I was right. Amy is trouble. She’s beautiful, she’s smart, she’s funny, and I have had men drop doors shut on me in their haste to follow her out of them. She is devilishly delightful, wickedly witty, and when I needed to summon all of my energy and focus it into action, it was Amy I channeled to get the job done. This is a woman who knows how to get the job done.

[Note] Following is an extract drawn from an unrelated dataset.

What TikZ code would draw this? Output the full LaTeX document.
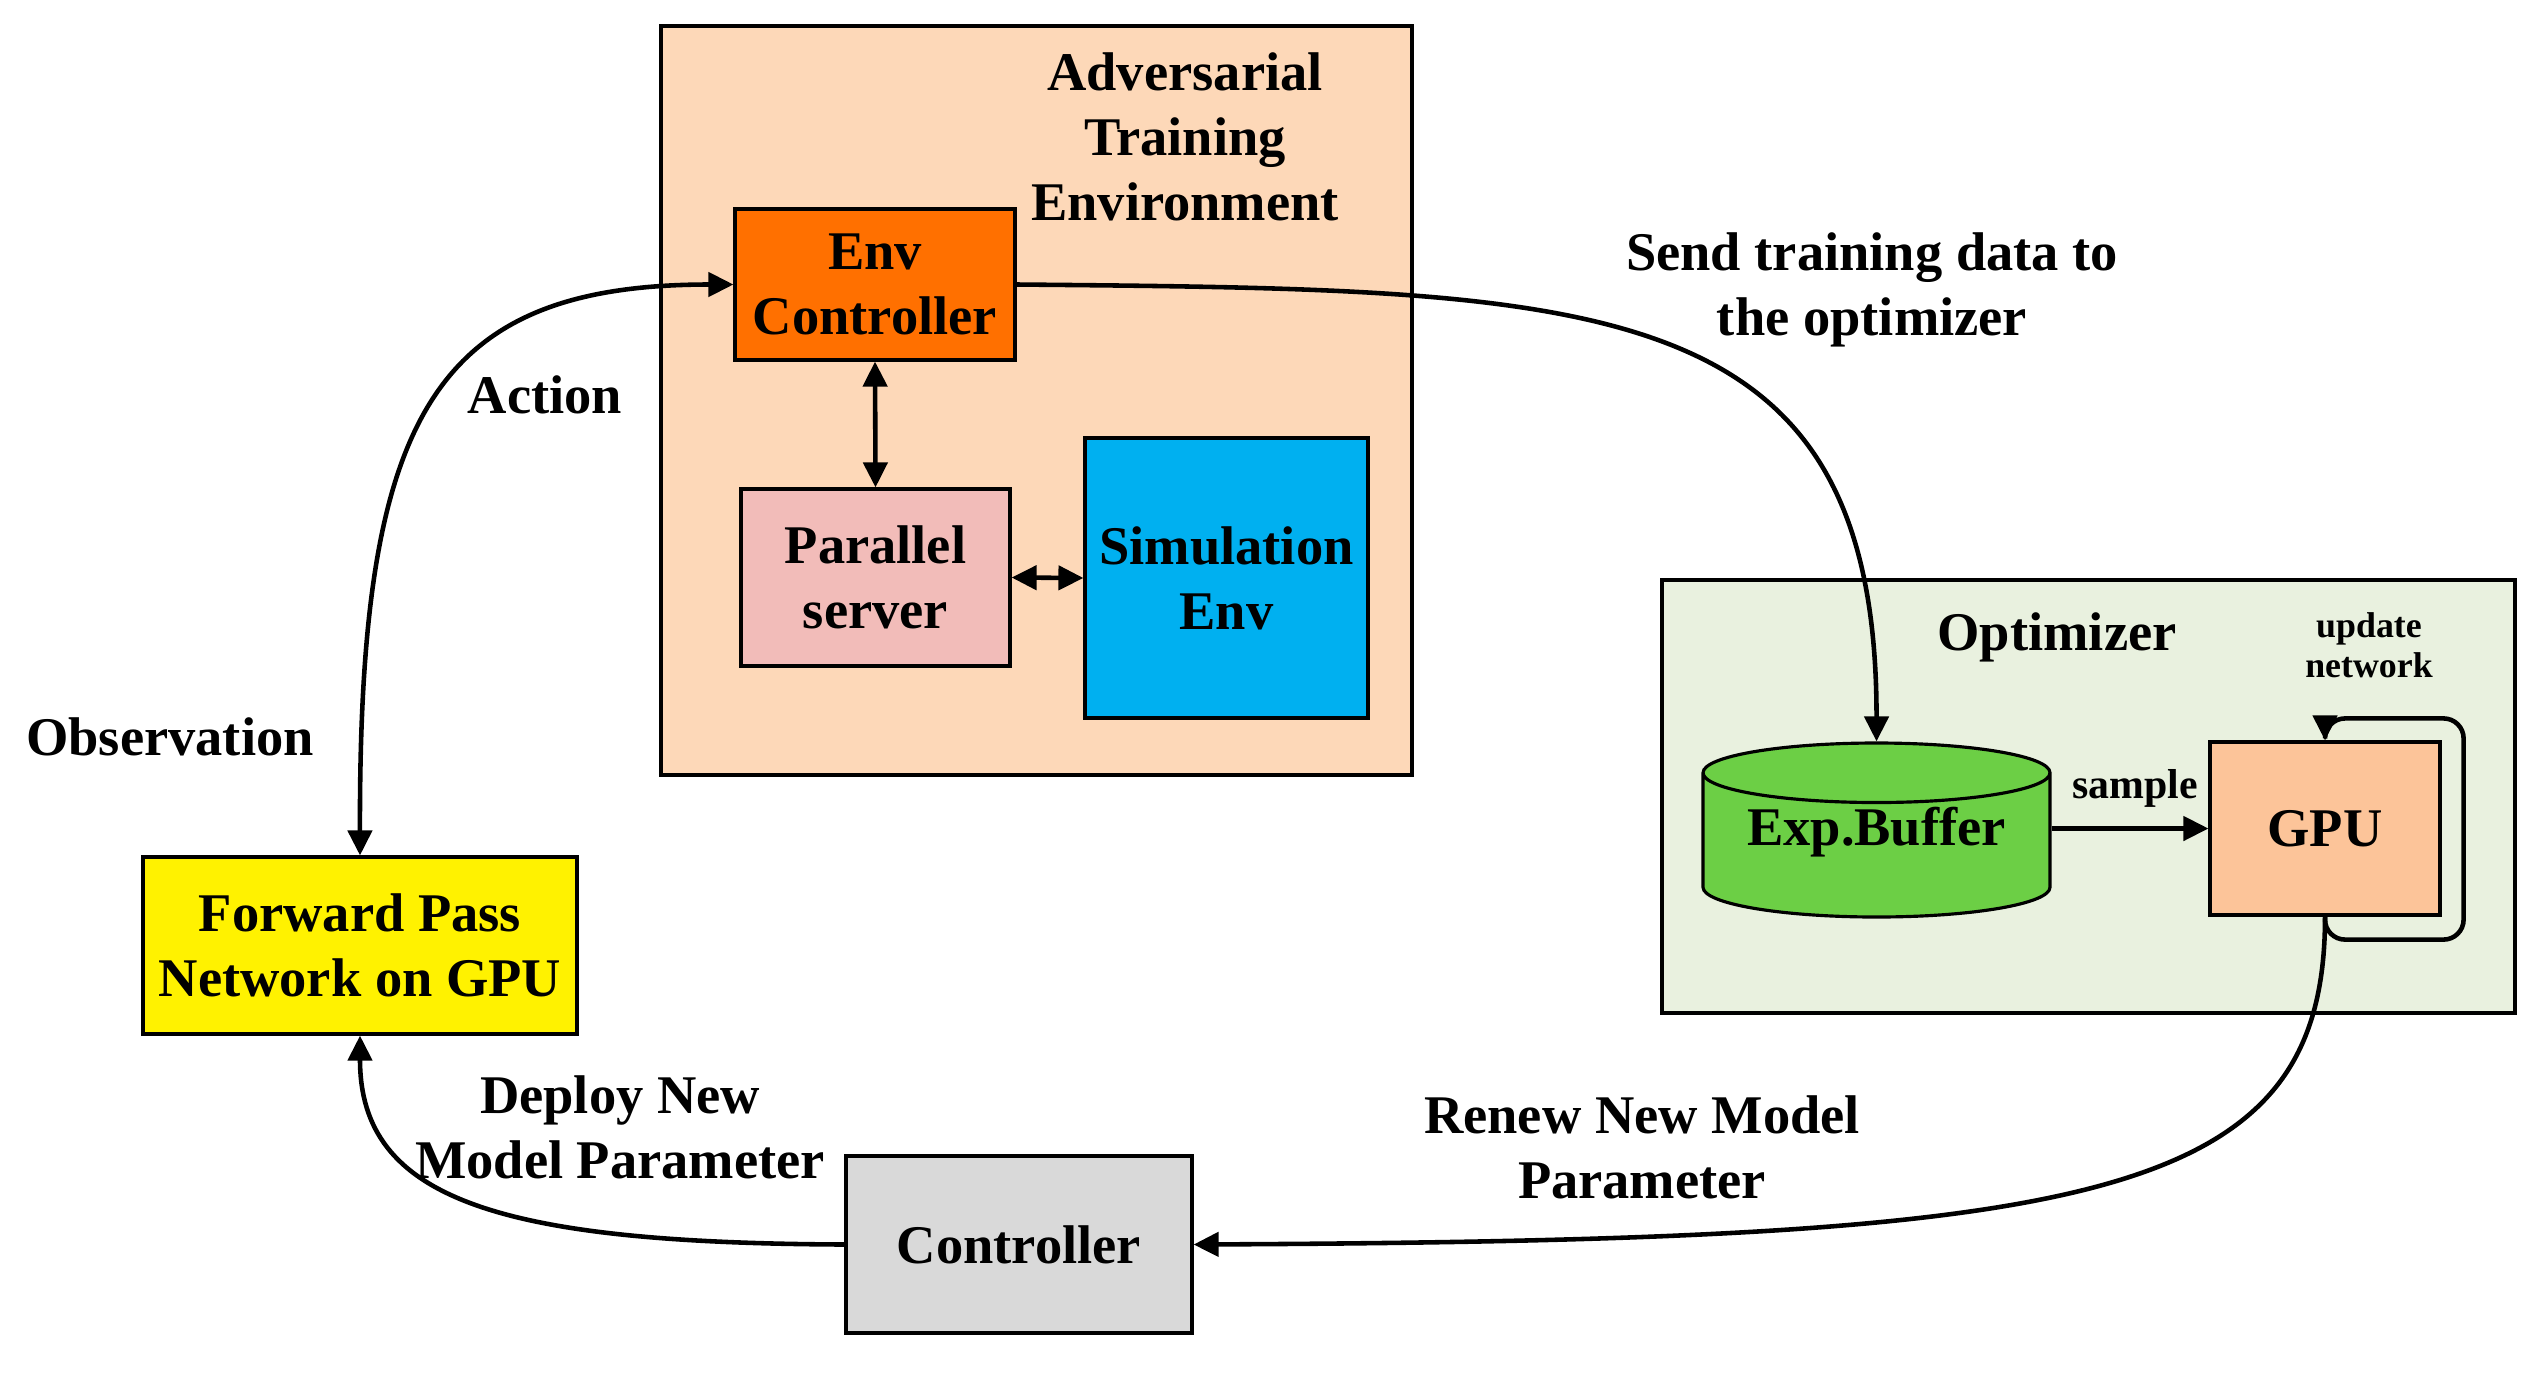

Amy works as an analyst in the fashion industry, living the glamorous life of a working mom in Manhattan, is teaching herself to play guitar, and is perfectly suited to Jane Austen novels. Amy is my Lobster, so I could go on and on telling my version of her story, but I want you to meet her personally, so let’s see what she has to say for herself.
Who are you?
I’m the woman who gets side-eyed a lot. I’m the mother who had kids so
young she had to grow up with them. I’m the occasional wife. I’m the
financial analyst who is most comfortable in jeans and bare feet doing
something earthy. I’m the eclectic chick who pays attention to the
phases of the moon and grows her own vegetables.
Describe your family:
My family consists of my 12-year-old, my 4-year-old, my boyfriend, and our cat. We are a team. We laugh together and cry together and get cranky with each other. We are wildly different in personality but we try to use that to our advantage and avoid stepping on toes as much as possible.
What does the first hour of your day look like?
The first hour of my day is often the best. I’m a morning person. I love
to stretch and sprawl across the bed and snuggle the boyfriend for a good 15 minutes before climbing down (loft bed, wood ladder, surprisingly easy to fall at 6 am). I shower (or not), futz around, make up, futz around, put dinner in the crock pot (or not), write in my journal, futz around, hop on the subway and about 90 minutes from my alarm’s first chime, I’m walking into work.
The last hour?
The last hour gets sloppy. I’m not a night person. I’m usually reading,
with a glass of wine in hand; if not I’m chatting online with a friend,
with a glass of wine in hand.
What makes you feel successful?
Mastering something. When I can truly wrap my mind around something, take it in and digest it, explain it to someone else without having to reference another source, I feel like I’ve accomplished something.
What brings you joy?
Obvious things bring me joy: my children laughing, flowers, fall leaves,
unexpected gifts, good music. Absurd things also bring me joy: when my daughter calls her elbow her “elmo,” street performers who have no
talent but a lot of heart, witty sarcasm well delivered, getting lost
while on vacation, the word godzundheit.
What women do you admire?
I admire women who have the courage to do what they feel is right for
them. I admire Eleanor Roosevelt (but that’s a boring answer because
everybody admires Eleanor). I admire Walladah al-Mustakfi, 11th century Spanish poet who lived life her own way and stared down the critics. I admire my sister Heidi who managed full-time nursing school with a full time job and two kids at home because she had the courage to face down 2 really hard years in order to enjoy the rest. I admire my BFF because she stood for her principles when they were unpopular and held her head high no matter how they tried to humble her.
What advice would you give boys about girls?
I would tell a boy that a girl can seem tricky when she’s changing her
mood or laughing when she’s sad and crying when she’s happy but that’s
the beauty of women. Don’t criticize the differences, embrace them.
How do you overcome adversity?
I overcome adversity by glaring at it until it wilts and if that doesn’t
work I charge at it until it swerves first and if that doesn’t work I
tear it to the ground one piece at a time. I’m not exactly suave.
How do you want to be remembered?
I want to be remembered as… the woman who gets side-eyed a lot, the
mother who had kids so young she had to grow up with them, the
occasional wife, the financial analyst who is most comfortable in jeans
and bare feet doing something earthy, the eclectic chick who pays
attention to the phases of the moon and grows her own vegetables.